TO DO
Retype all material exactly. Pictures stay out of the copy.

** Start of GIVEN INFORMATION **

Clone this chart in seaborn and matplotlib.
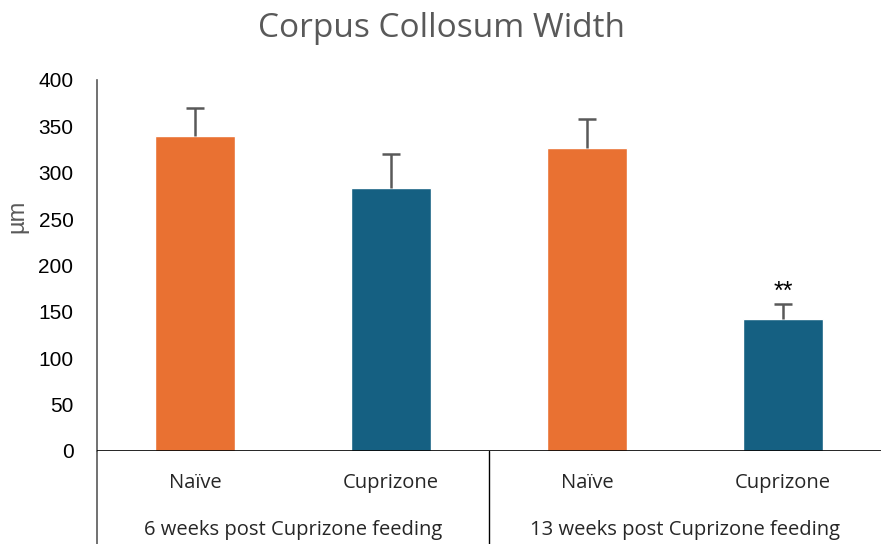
import pandas as pd
import matplotlib.pyplot as plt
import seaborn as sns
from matplotlib.transforms import blended_transform_factory

# data
condicoes = ["Naïve", "Cuprizone", "Naïve", "Cuprizone"]
grupos = ["6 weeks post Cuprizone feeding", "13 weeks post Cuprizone feeding"]
largura = [340, 284, 327, 142]
erro = [30, 36, 31, 16]
sig = ["", "", "", "**"]

LARANJA = "#E97132"
AZUL = "#156082"
CINZA = "#595959"
FONTE_TXT = ["Open Sans", "DejaVu Sans"]

sns.set_theme(style="white")
plt.rcParams["font.family"] = ["Liberation Sans", "DejaVu Sans"]

df = pd.DataFrame({
    "barra": [f"{c}_{i}" for i, c in enumerate(condicoes)],
    "cond": condicoes,
    "valor": largura,
})

fig = plt.figure(figsize=(8.82, 5.44), dpi=100)
ax = fig.add_axes([0.110, 0.171, 0.889, 0.682])

sns.barplot(data=df, x="barra", y="valor", hue="cond",
            palette={"Naïve": LARANJA, "Cuprizone": AZUL},
            width=0.41, legend=False, ax=ax, saturation=1)

# barras de erro só para cima, com traço só no topo
pos = list(range(len(largura)))
topo = [v + e for v, e in zip(largura, erro)]
ax.errorbar(pos, largura, yerr=[[0] * len(erro), erro], fmt="none",
            ecolor=CINZA, elinewidth=1.8, capsize=0, zorder=3)
ax.plot(pos, topo, ls="none", marker="_", markersize=13, mew=1.8,
        color=CINZA, zorder=3)
for i, (t, s) in enumerate(zip(topo, sig)):
    if s:
        ax.text(i, t + 1, s, ha="center", va="bottom", fontsize=18, color="black")

ax.set_xlim(-0.5, 3.5)
ax.set_ylim(0, 400)
ax.set_yticks(range(0, 401, 50))
ax.tick_params(axis="y", labelsize=15, colors="black", pad=17, length=0)
ax.set_xticks([])
ax.set_xlabel("")
ax.set_ylabel("µm", fontsize=17, color=CINZA)
ax.yaxis.set_label_coords(-0.087, 0.633)

for lado in ["top", "right", "bottom"]:
    ax.spines[lado].set_visible(False)
ax.spines["left"].set_color(CINZA)
ax.spines["left"].set_linewidth(1.2)

# eixo de categorias em dois níveis
tr = blended_transform_factory(ax.transData, ax.transAxes)
base = -0.27
ax.axhline(0, color="black", lw=1.2, zorder=4)
ax.plot([-0.5, -0.5], [0, base], transform=tr, color=CINZA, lw=1.2, clip_on=False)
ax.plot([1.5, 1.5], [0, base], transform=tr, color="black", lw=1, clip_on=False)
for i, c in enumerate(condicoes):
    ax.text(i, -0.087, c, transform=tr, ha="center", va="center",
            fontsize=14.5, family=FONTE_TXT)
for j, g in enumerate(grupos):
    ax.text(2 * j + 0.5, -0.213, g, transform=tr, ha="center", va="center",
            fontsize=14.5, family=FONTE_TXT)

fig.text(0.5, 0.932, "Corpus Collosum Width", ha="center", va="baseline",
         fontsize=24, color=CINZA, family=FONTE_TXT)

fig.savefig("out.png", dpi=100)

** End of GIVEN INFORMATION **

TASK RESULT
Clone this chart in seaborn and matplotlib.
import pandas as pd
import matplotlib.pyplot as plt
import seaborn as sns
from matplotlib.transforms import blended_transform_factory

# data
condicoes = ["Naïve", "Cuprizone", "Naïve", "Cuprizone"]
grupos = ["6 weeks post Cuprizone feeding", "13 weeks post Cuprizone feeding"]
largura = [340, 284, 327, 142]
erro = [30, 36, 31, 16]
sig = ["", "", "", "**"]

LARANJA = "#E97132"
AZUL = "#156082"
CINZA = "#595959"
FONTE_TXT = ["Open Sans", "DejaVu Sans"]

sns.set_theme(style="white")
plt.rcParams["font.family"] = ["Liberation Sans", "DejaVu Sans"]

df = pd.DataFrame({
    "barra": [f"{c}_{i}" for i, c in enumerate(condicoes)],
    "cond": condicoes,
    "valor": largura,
})

fig = plt.figure(figsize=(8.82, 5.44), dpi=100)
ax = fig.add_axes([0.110, 0.171, 0.889, 0.682])

sns.barplot(data=df, x="barra", y="valor", hue="cond",
            palette={"Naïve": LARANJA, "Cuprizone": AZUL},
            width=0.41, legend=False, ax=ax, saturation=1)

# barras de erro só para cima, com traço só no topo
pos = list(range(len(largura)))
topo = [v + e for v, e in zip(largura, erro)]
ax.errorbar(pos, largura, yerr=[[0] * len(erro), erro], fmt="none",
            ecolor=CINZA, elinewidth=1.8, capsize=0, zorder=3)
ax.plot(pos, topo, ls="none", marker="_", markersize=13, mew=1.8,
        color=CINZA, zorder=3)
for i, (t, s) in enumerate(zip(topo, sig)):
    if s:
        ax.text(i, t + 1, s, ha="center", va="bottom", fontsize=18, color="black")

ax.set_xlim(-0.5, 3.5)
ax.set_ylim(0, 400)
ax.set_yticks(range(0, 401, 50))
ax.tick_params(axis="y", labelsize=15, colors="black", pad=17, length=0)
ax.set_xticks([])
ax.set_xlabel("")
ax.set_ylabel("µm", fontsize=17, color=CINZA)
ax.yaxis.set_label_coords(-0.087, 0.633)

for lado in ["top", "right", "bottom"]:
    ax.spines[lado].set_visible(False)
ax.spines["left"].set_color(CINZA)
ax.spines["left"].set_linewidth(1.2)

# eixo de categorias em dois níveis
tr = blended_transform_factory(ax.transData, ax.transAxes)
base = -0.27
ax.axhline(0, color="black", lw=1.2, zorder=4)
ax.plot([-0.5, -0.5], [0, base], transform=tr, color=CINZA, lw=1.2, clip_on=False)
ax.plot([1.5, 1.5], [0, base], transform=tr, color="black", lw=1, clip_on=False)
for i, c in enumerate(condicoes):
    ax.text(i, -0.087, c, transform=tr, ha="center", va="center",
            fontsize=14.5, family=FONTE_TXT)
for j, g in enumerate(grupos):
    ax.text(2 * j + 0.5, -0.213, g, transform=tr, ha="center", va="center",
            fontsize=14.5, family=FONTE_TXT)

fig.text(0.5, 0.932, "Corpus Collosum Width", ha="center", va="baseline",
         fontsize=24, color=CINZA, family=FONTE_TXT)

fig.savefig("out.png", dpi=100)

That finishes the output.